Starting from the line that contains "Give me the Chart.js source for this chart.", copy every line exactly until the line that contains "79, 65, 70];", which is also included.

### Source data

# # # # # # #

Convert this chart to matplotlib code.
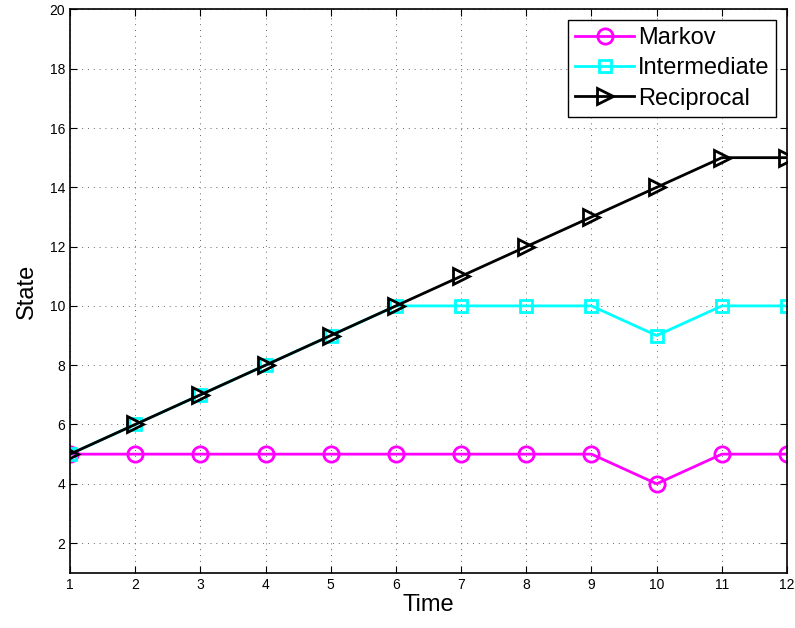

# # # # # # #

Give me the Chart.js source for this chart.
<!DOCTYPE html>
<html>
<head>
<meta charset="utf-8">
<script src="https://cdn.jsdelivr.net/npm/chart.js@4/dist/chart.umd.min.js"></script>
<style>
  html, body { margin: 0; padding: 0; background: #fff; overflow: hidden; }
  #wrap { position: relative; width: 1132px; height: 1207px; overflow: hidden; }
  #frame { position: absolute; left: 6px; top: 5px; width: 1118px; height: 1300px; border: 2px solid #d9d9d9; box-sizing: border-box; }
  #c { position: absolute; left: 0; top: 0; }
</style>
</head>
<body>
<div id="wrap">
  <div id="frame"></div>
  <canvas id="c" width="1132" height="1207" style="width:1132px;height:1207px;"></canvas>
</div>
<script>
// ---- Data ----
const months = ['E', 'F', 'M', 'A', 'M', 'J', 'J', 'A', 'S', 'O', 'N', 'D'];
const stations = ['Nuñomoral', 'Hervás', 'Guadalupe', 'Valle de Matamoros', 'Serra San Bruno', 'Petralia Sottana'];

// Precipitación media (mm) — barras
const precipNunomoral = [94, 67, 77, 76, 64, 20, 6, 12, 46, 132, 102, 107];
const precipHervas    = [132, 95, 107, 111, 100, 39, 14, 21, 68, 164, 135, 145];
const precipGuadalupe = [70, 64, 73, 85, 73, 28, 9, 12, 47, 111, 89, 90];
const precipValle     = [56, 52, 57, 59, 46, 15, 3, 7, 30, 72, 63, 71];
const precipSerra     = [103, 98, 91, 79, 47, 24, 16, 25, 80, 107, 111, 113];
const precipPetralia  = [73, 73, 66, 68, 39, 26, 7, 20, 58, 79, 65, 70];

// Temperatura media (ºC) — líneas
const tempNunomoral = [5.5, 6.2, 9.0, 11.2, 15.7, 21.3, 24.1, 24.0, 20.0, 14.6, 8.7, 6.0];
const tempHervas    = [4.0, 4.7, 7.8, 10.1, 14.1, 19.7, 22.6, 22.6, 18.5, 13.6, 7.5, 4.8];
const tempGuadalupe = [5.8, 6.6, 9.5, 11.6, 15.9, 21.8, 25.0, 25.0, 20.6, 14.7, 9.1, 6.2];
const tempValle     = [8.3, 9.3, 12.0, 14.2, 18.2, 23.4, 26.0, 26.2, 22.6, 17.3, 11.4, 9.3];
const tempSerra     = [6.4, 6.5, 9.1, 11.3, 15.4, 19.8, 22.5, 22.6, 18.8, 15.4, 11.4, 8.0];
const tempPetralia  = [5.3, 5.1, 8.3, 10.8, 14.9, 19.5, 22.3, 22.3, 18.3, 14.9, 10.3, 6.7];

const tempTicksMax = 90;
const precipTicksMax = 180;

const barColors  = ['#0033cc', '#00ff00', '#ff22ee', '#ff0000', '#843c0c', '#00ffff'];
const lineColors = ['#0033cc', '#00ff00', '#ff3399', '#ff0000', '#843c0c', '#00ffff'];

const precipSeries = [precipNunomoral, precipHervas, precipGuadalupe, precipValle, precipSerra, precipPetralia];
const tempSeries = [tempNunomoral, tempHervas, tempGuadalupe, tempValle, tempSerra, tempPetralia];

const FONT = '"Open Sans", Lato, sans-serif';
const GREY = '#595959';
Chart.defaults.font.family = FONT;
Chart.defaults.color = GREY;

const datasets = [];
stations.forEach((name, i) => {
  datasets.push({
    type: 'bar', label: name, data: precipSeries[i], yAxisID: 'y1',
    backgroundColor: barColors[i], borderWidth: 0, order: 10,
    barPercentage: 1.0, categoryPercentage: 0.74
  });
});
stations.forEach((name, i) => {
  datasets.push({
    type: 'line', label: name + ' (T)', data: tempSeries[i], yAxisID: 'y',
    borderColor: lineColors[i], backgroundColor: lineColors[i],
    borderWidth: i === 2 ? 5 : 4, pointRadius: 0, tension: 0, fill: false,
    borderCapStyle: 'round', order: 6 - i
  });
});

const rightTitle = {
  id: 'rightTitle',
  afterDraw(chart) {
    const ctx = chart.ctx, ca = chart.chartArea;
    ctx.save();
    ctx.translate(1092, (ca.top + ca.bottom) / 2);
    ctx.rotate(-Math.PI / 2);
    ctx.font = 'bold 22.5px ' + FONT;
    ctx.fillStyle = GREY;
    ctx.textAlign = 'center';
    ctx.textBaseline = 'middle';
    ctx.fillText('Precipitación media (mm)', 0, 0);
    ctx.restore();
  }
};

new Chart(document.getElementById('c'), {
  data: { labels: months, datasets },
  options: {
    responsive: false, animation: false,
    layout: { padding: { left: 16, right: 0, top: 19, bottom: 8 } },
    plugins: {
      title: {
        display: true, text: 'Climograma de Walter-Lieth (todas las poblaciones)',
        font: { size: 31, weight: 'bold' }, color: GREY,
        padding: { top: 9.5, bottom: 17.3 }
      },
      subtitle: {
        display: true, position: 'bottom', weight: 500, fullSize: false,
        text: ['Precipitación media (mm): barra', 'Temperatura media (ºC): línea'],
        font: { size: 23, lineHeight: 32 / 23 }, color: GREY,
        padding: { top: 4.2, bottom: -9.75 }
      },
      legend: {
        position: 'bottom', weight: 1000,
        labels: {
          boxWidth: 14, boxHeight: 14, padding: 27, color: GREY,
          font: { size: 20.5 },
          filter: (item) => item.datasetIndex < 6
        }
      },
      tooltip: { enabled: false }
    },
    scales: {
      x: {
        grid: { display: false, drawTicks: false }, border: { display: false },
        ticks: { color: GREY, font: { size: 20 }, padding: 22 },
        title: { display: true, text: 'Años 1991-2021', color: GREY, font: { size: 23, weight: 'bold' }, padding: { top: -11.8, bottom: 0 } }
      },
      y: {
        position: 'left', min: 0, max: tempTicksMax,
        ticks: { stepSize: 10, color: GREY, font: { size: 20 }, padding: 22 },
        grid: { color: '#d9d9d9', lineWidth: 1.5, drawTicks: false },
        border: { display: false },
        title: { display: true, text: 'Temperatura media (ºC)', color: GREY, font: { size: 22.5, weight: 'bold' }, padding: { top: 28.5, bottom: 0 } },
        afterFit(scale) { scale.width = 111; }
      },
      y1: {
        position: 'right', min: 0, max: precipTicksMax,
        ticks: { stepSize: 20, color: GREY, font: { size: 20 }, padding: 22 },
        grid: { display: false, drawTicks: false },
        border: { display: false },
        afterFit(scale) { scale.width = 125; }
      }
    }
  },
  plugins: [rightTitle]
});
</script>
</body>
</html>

# # # # # # #

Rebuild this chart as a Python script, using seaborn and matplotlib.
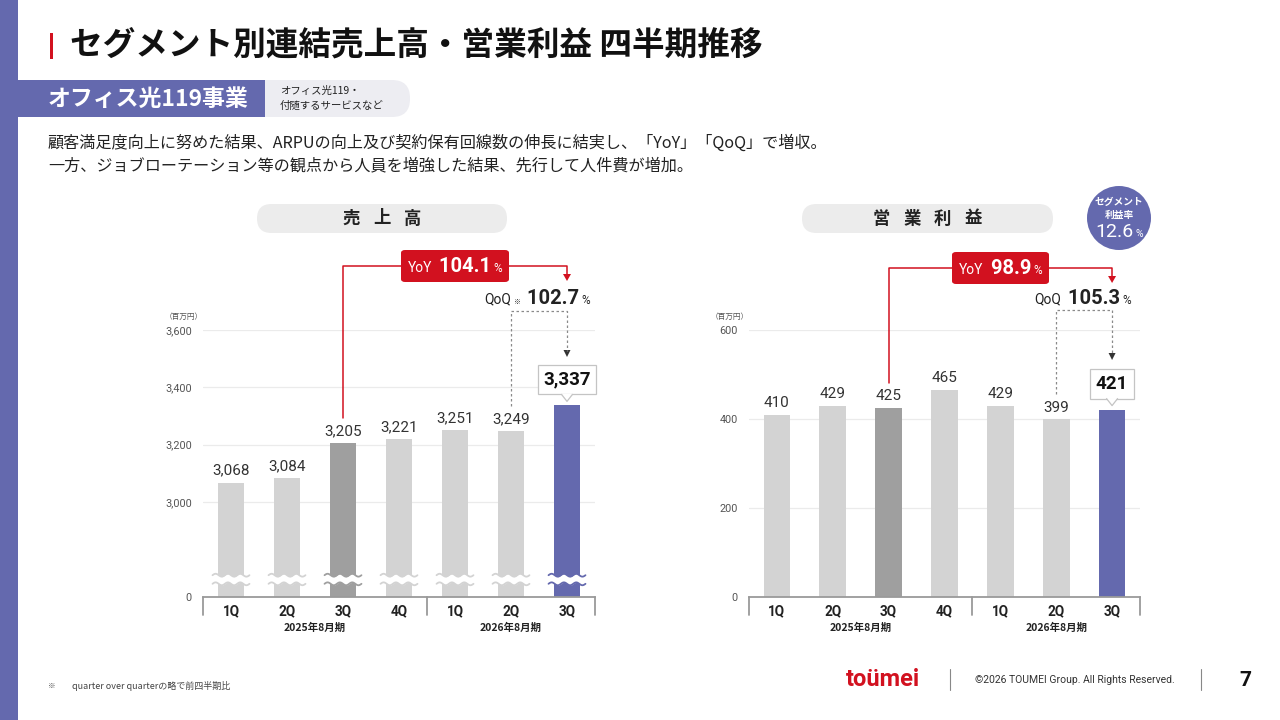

# # # # # # #

### Task result
Give me the Chart.js source for this chart.
<!DOCTYPE html>
<html>
<head>
<meta charset="utf-8">
<script src="https://cdn.jsdelivr.net/npm/chart.js@4/dist/chart.umd.min.js"></script>
<style>
  html, body { margin: 0; padding: 0; background: #fff; overflow: hidden; }
  #wrap { position: relative; width: 1132px; height: 1207px; overflow: hidden; }
  #frame { position: absolute; left: 6px; top: 5px; width: 1118px; height: 1300px; border: 2px solid #d9d9d9; box-sizing: border-box; }
  #c { position: absolute; left: 0; top: 0; }
</style>
</head>
<body>
<div id="wrap">
  <div id="frame"></div>
  <canvas id="c" width="1132" height="1207" style="width:1132px;height:1207px;"></canvas>
</div>
<script>
// ---- Data ----
const months = ['E', 'F', 'M', 'A', 'M', 'J', 'J', 'A', 'S', 'O', 'N', 'D'];
const stations = ['Nuñomoral', 'Hervás', 'Guadalupe', 'Valle de Matamoros', 'Serra San Bruno', 'Petralia Sottana'];

// Precipitación media (mm) — barras
const precipNunomoral = [94, 67, 77, 76, 64, 20, 6, 12, 46, 132, 102, 107];
const precipHervas    = [132, 95, 107, 111, 100, 39, 14, 21, 68, 164, 135, 145];
const precipGuadalupe = [70, 64, 73, 85, 73, 28, 9, 12, 47, 111, 89, 90];
const precipValle     = [56, 52, 57, 59, 46, 15, 3, 7, 30, 72, 63, 71];
const precipSerra     = [103, 98, 91, 79, 47, 24, 16, 25, 80, 107, 111, 113];
const precipPetralia  = [73, 73, 66, 68, 39, 26, 7, 20, 58, 79, 65, 70];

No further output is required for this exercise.